Эти слова, его движение вперед, ясное чело короля приостанавливают порыв первых рядов нападавших. Де Муши, Аклок, три гренадера и двое слуг заставляют короля отступить на несколько шагов и встают между ним и толпой. Гренадеры выставляют штыки и удерживают толпу на почтительном расстоянии, но приток людей толкает первые ряды вперед. Из рядов выступает человек в лохмотьях, с голыми руками, воспаленными глазами, с пеной у рта. «Где veto?» — говорит он, направляя в сторону короля длинную палку с железным наконечником. Один из гренадеров своим штыком отводит руку исступленного. Злодей падает к ногам стоящего рядом гражданина; этот поступок производит впечатление на его товарищей, они топчут ногами упавшего человека: пики, топоры, ножи опускаются на него. Королевское величие на минуту возвращает себе силу.
Король, у которого только одна мысль — отвлечь людей от комнаты, в которой оставлена королева, — уводит за собой толпы в обширный зал под тем предлогом, что это позволит большему количеству граждан видеть его и говорить с ним. Он входит туда, окруженный большой шумной толпой, радуется тому, что один рискует получить удар оружием разного рода. Но, обернувшись, видит свою сестру, принцессу Елизавету, которая протягивает к нему руки. Растрепанные волосы принцессы, ее заплаканные глаза придают ей отчаянный и вместе с тем величественный вид. «Это королева!» — кричат несколько женщин. Исступленные люди бросаются к сестре короля с поднятыми руками, желая ее ударить, но дворцовые служители успевают вывести их из заблуждения: уважаемое имя принцессы Елизаветы заставляет их опустить оружие. «Ах, что вы делаете! — с горестью восклицает принцесса. — Зачем вы не оставили их в убеждении, что я королева?! Умирая вместо нее, я, быть может, спасла бы ей жизнь!» При этих словах невольное движение толпы отделяет принцессу Елизавету от ее брата и толкает ее в нишу одного из окон зала, где окружившая принцессу толпа, по крайней мере, смотрит на нее с уважением.

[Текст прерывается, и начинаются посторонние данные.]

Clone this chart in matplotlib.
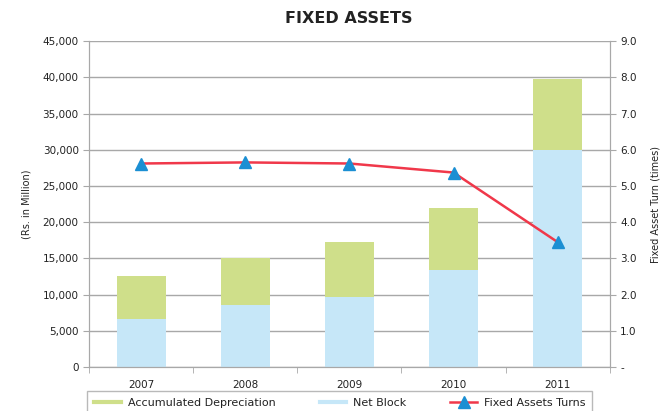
import numpy as np
import matplotlib
matplotlib.use("Agg")
import matplotlib.pyplot as plt
from matplotlib.lines import Line2D
from matplotlib.ticker import FuncFormatter, MultipleLocator

plt.rcParams["font.family"] = ["DejaVu Sans"]

# ==========================
# data
# ==========================
years = ["2007", "2008", "2009", "2010", "2011"]
net_block = [6600, 8500, 9600, 13400, 30000]
accum_dep = [5900, 6500, 7600, 8600, 9800]
asset_turns = [5.62, 5.65, 5.62, 5.37, 3.45]

green = "#cfdf8a"
blue = "#c6e7f8"
red = "#f0384a"
tri = "#1b8fd3"
grid_c = "#a8a8a8"
txt_c = "#222222"

fig = plt.figure(figsize=(6.7, 4.11), dpi=100)
ax = fig.add_axes([0.133, 0.107, 0.777, 0.793])
ax2 = ax.twinx()

x = np.arange(len(years))
w = 0.47

ax.bar(x, net_block, w, color=blue, zorder=2)
ax.bar(x, accum_dep, w, bottom=net_block, color=green, zorder=2)

l1, = ax2.plot(x, asset_turns, color=red, lw=1.8, marker="^",
               markersize=8, markerfacecolor=tri, markeredgecolor=tri,
               zorder=3)

# axes
ax.set_xlim(-0.5, len(years) - 0.5)
ax.set_ylim(0, 45000)
ax.yaxis.set_major_locator(MultipleLocator(5000))
ax.yaxis.set_major_formatter(FuncFormatter(lambda v, p: f"{v:,.0f}"))
ax2.set_ylim(0, 9)
ax2.yaxis.set_major_locator(MultipleLocator(1))
ax2.yaxis.set_major_formatter(FuncFormatter(lambda v, p: "-" if v == 0 else f"{v:.1f}"))

ax.set_xticks(x)
ax.set_xticklabels(years)
ax.set_xticks(np.arange(-0.5, len(years)), minor=True)
ax.tick_params(axis="x", which="major", length=0, labelsize=7.5, pad=9,
               labelcolor=txt_c)
ax.tick_params(axis="x", which="minor", length=4, color=grid_c)
ax.tick_params(axis="y", labelsize=7.5, length=4, color=grid_c, labelcolor=txt_c)
ax2.tick_params(axis="y", labelsize=7.5, length=4, color=grid_c, labelcolor=txt_c)

ax.grid(axis="y", color=grid_c, lw=1, zorder=0)
ax.set_axisbelow(True)

for a in (ax, ax2):
    a.spines["top"].set_visible(False)
    for s in ("left", "right", "bottom"):
        a.spines[s].set_color(grid_c)

ax.set_ylabel("(Rs. in Million)", fontsize=7, labelpad=8, color=txt_c)
ax2.set_ylabel("Fixed Asset Turn (times)", fontsize=7, labelpad=10, color=txt_c)

fig.text(0.52, 0.955, "FIXED ASSETS", ha="center", va="center",
         fontsize=11.5, fontweight="bold", color=txt_c)

h_dep = Line2D([], [], color=green, lw=3)
h_net = Line2D([], [], color=blue, lw=3)
fig.legend([h_dep, h_net, l1],
           ["Accumulated Depreciation", "Net Block", "Fixed Assets Turns"],
           loc="upper left", bbox_to_anchor=(0.130, -0.1, 0.754, 0.1487),
           mode="expand", ncol=3, fontsize=8, frameon=True, fancybox=False,
           edgecolor=grid_c, borderaxespad=0, handlelength=2.4,
           borderpad=0.65, labelcolor=txt_c, handletextpad=0.6)

fig.savefig("out.png", dpi=100)
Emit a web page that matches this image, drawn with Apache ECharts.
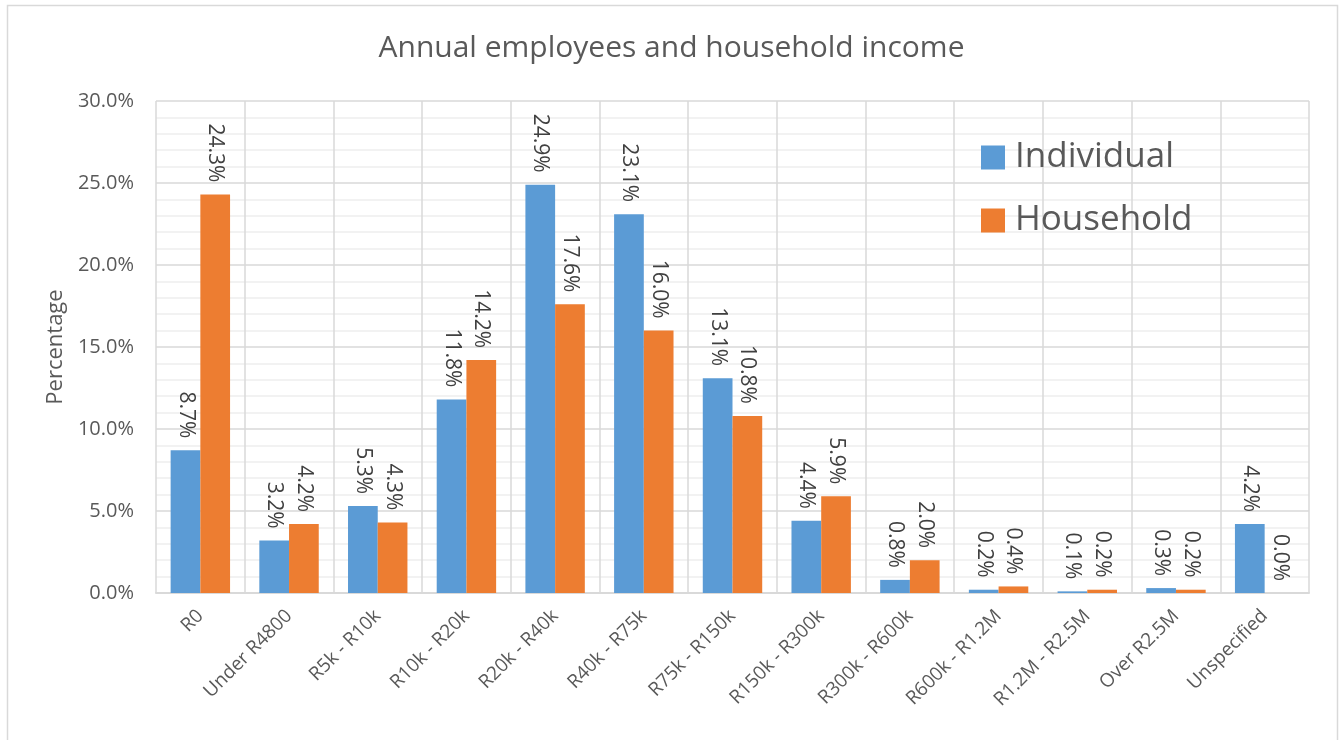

Несколько офицеров берутся за шпаги. «Вложите шпаги в ножны, — спокойно говорит им король, — эта толпа больше заблуждается, чем виновна». Он поднимается на скамейку, прислоненную к окну, гренадеры встают по обе стороны от короля и перед ним. Из раздраженной массы людей слышатся восклицания: «Долой veto! Лагерь под Парижем! Отдайте нам министров-патриотов! Где австриячка?» Наиболее разгневанные, не имея возможности подойти к королю сквозь ряд скрещенных перед ними штыков, размахивают перед его глазами и над головой своими безобразными полотнищами. Другие, хоть и вооруженные обнаженными саблями, шпагами, пистолетами, пиками, не делают никаких угрожающих движений и сдерживают остальных. На лицах большинства заметны даже некоторые знаки уважения. На лестницах и в залах начинает устанавливаться некоторый порядок; толпа, теснимая такой же толпой, посмотрев на короля и бросив ему в лицо свои угрозы, переходит в другие комнаты и с торжеством проходит по «дворцу деспотизма».
Тут мясник Лежандр сделал знак, что хочет говорить. Воцарилось молчание. «Милостивый государь, — обратился он к королю громовым голосом; при этих словах король делает движение оскорбленного достоинства. — Да, милостивый государь, — продолжал Лежандр, — слушайте нас; вы для того и назначены, чтобы нас слушать! Вы изменник! Вы нас всегда обманывали! Вы и теперь еще обманываете нас! Но берегитесь, народ устал быть вашей игрушкой и вашей жертвой!» И после этих угрожающих слов Лежандр стал читать петицию, составленную в столь же повелительных выражениях, а затем прямо потребовал во имя народа отозвать жирондистских министров и немедленно дать санкцию декретам. Король отвечал с неустрашимым достоинством: «Я сделаю то, что повелевает мне конституция».
Как только первая волна народа стала убывать, ее сменила другая. Дверей показалось недостаточно нетерпеливому любопытству этих тысяч людей, сбежавшихся поглазеть на позор короля. Они впрыгивали через крышу, через окна, через высокие галереи, выходившие на террасы. Это лазанье забавляло бесчисленных зрителей, теснившихся в саду. Члены Собрания, жирондистские журналисты, политики, смешавшись с этой толпой, обменивались шутками по поводу мучительного позора, переживаемого королем. Внезапно даже пронесся слух, что его убили: при этом известии не вырвалось ни одного крика ужаса.